Monolithic repository vs a monolith

In software, a monolith architecture is one in which all application parts are encapsulated in a single component offering many services. A monolith makes sense from a convenience and developer productivity standpoint. 

In a monolith, all code is in one place, and it is easy to add features and reuse components. All developers can contribute to all parts of the code as needed. Importantly, all code in a monolith is tested and deployed together as a single unit in which everything is compatible.

It is easy to get bogged down in religious aspects of software architecture and build architectural flaws into the application that will be difficult to overcome later. Strict adherence to domain-driven architecture, for example, leads to the opposite problem to that of the monoliths. Both code and teams working on it become so decoupled they can’t perform together.

As an architect, I am not opposed to monolith architecture per se. At the onset of brand new application development, it is not always obvious what boundaries are necessary. I don’t believe that time spent in meetings trying to boil the architectural ocean is conducive to productivity. A well-designed monolith with firm logical boundaries (i.e., modules) between distinct layers of functionality is good enough to get an application out of the door.

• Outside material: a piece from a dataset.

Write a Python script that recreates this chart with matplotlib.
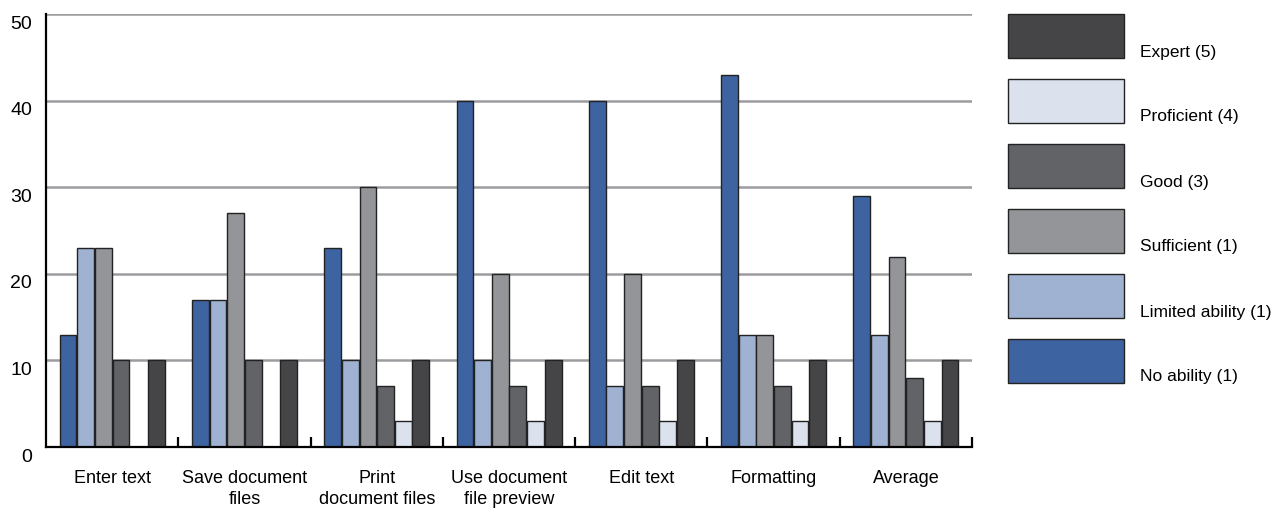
import matplotlib
matplotlib.use("Agg")
import matplotlib.pyplot as plt
import matplotlib.transforms as mtransforms
from matplotlib.patches import Rectangle
import numpy as np

plt.rcParams['font.family'] = ['Liberation Sans', 'DejaVu Sans']

categories = ['Enter text', 'Save document\nfiles', 'Print\ndocument files',
              'Use document\nfile preview', 'Edit text', 'Formatting', 'Average']

series_names = ['No ability (1)', 'Limited ability (1)', 'Sufficient (1)',
                'Good (3)', 'Proficient (4)', 'Expert (5)']
no_ability = [13, 17, 23, 40, 40, 43, 29]
limited = [23, 17, 10, 10, 7, 13, 13]
sufficient = [23, 27, 30, 20, 20, 13, 22]
good = [10, 10, 7, 7, 7, 7, 8]
proficient = [0, 0, 3, 3, 3, 3, 3]
expert = [10, 10, 10, 10, 10, 10, 10]
colors = ['#3d63a0', '#9fb2d1', '#939598', '#626367', '#dbe2ed', '#454547']

data = [no_ability, limited, sufficient, good, proficient, expert]

fig = plt.figure(figsize=(12.79, 5.08), dpi=100)
ax = fig.add_axes([0.036, 0.12, 0.724, 0.852])

x = np.arange(len(categories))
width = 0.8 / len(data)
for i, vals in enumerate(data):
    pos = x - 0.4 + width * (i + 0.5)
    ax.bar(pos, vals, width=width * 0.95, color=colors[i], edgecolor='#222222',
           linewidth=1.0, zorder=3)

ax.set_xlim(-0.5, len(categories) - 0.5)
ax.set_ylim(0, 50)
ax.set_yticks(range(0, 51, 10))
for y in range(10, 51, 10):
    ax.axhline(y, color='#9c9ca0', linewidth=1.8, zorder=1)

ax.spines['top'].set_visible(False)
ax.spines['right'].set_visible(False)
ax.spines['left'].set_linewidth(1.6)
ax.spines['bottom'].set_linewidth(1.6)
ax.spines['left'].set_zorder(4)
ax.spines['bottom'].set_zorder(4)

ax.tick_params(axis='y', length=0, pad=10, labelsize=14)
ax.set_xticks(x)
ax.set_xticklabels(categories, fontsize=13, linespacing=1.3)
ax.tick_params(axis='x', which='major', length=0, pad=16.5)
ax.set_xticks(np.arange(0.5, len(categories), 1.0), minor=True)
ax.tick_params(axis='x', which='minor', direction='in', length=7, width=1.6,
               color='black')

# nudge y labels a little below their gridlines
shift = mtransforms.ScaledTranslation(0, -8 / 100, fig.dpi_scale_trans)
for lab in ax.get_yticklabels():
    lab.set_transform(lab.get_transform() + shift)

# legend: stacked swatches, top entry is the last series
lx, lw, lh, step = 1008, 116, 44, 65
for k, idx in enumerate(range(len(data) - 1, -1, -1)):
    top = 14 + step * k
    fig.patches.append(Rectangle((lx / 1279, 1 - (top + lh) / 508), lw / 1279, lh / 508,
                                 transform=fig.transFigure, facecolor=colors[idx],
                                 edgecolor='#222222', linewidth=1.0))
    fig.text(1140 / 1279, 1 - (top + 38) / 508, series_names[idx], fontsize=12.5,
             va='center', ha='left')

fig.savefig('out.png', dpi=100)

The advantages of the monolith are therefore obvious:

  1. All code in one place is conducive to developer productivity and agility. All developers can see all code. They can contribute to all parts of the application and transfer their skills from one area to another;
  2. Code reuse and refactoring are easy because all code is in one place;
  3. Simple builds and deployments

Over time, however, services offered by the monolith develop a life of their own. Here are the main areas where a monolith begins to get in the way of a well-designed and functional architecture:

  1. Different security profiles: Some APIs in a monolith should be open to the public Internet, while others should not. Some services should live in the application-tier subnet, and others should live in the database-tier subnet. In a hybrid cloud model, some services should have access to the company’s internal on-premise infrastructure, while others should not, etc.;
  2. Different performance characteristics: Different parts of the monolith have unique performance characteristics with specialized auto-scaling rules;
  3. Different release cycles: Some parts of the monolith are project hotspots that require a fast release cycle. It should be possible to deploy hotfixes to some parts of the application without having to regression test the entire code base;
  4. Code base too large for the tooling: The code base has become so large that the toolchain can’t handle it. Unit tests run too long; compiler crashes with out-of-memory errors, etc. Some programming languages reach this point earlier than others, but JavaScript-based projects are particularly notorious for not scaling well with the size of the code base;
  5. Programming language for the monolith is inappropriate for some tasks: for example, imposing Node.js on machine learning services will result in neither good use of Node.js nor good machine learning;

A monorepo can address all of the above problems without sacrificing some of the main advantages of a monolith. Using a monorepo, you can:

  1. Keep all code in one place;
  2. Facilitate code reuse and refactoring across the entire project;
  3. Separate services based on security, scalability, and performance profiles while still having all of their code at your fingertips;
  4. Incrementally build and deploy only those services that have been modified for a particular release;
  5. Use different programming languages as needed, utilizing the right tool for the tasks;

Now, I am not advocating for all components and all projects in a company to be in a monorepo. Monorepo makes sense under some circumstances and makes no sense under others. A set of related features with related code, similar security, performance, and scalability profiles belong in a single deployable service. Services that are functionally related and have a closely aligned release cycle belong to the same monorepo.

Generally speaking, I am also not advocating for an approach taken by Google, which has some 90% of its code in a single monorepo. Standardization of tooling is good to an extent — until it inhibits innovation and agility. Developers should own the proverbial sausage-making.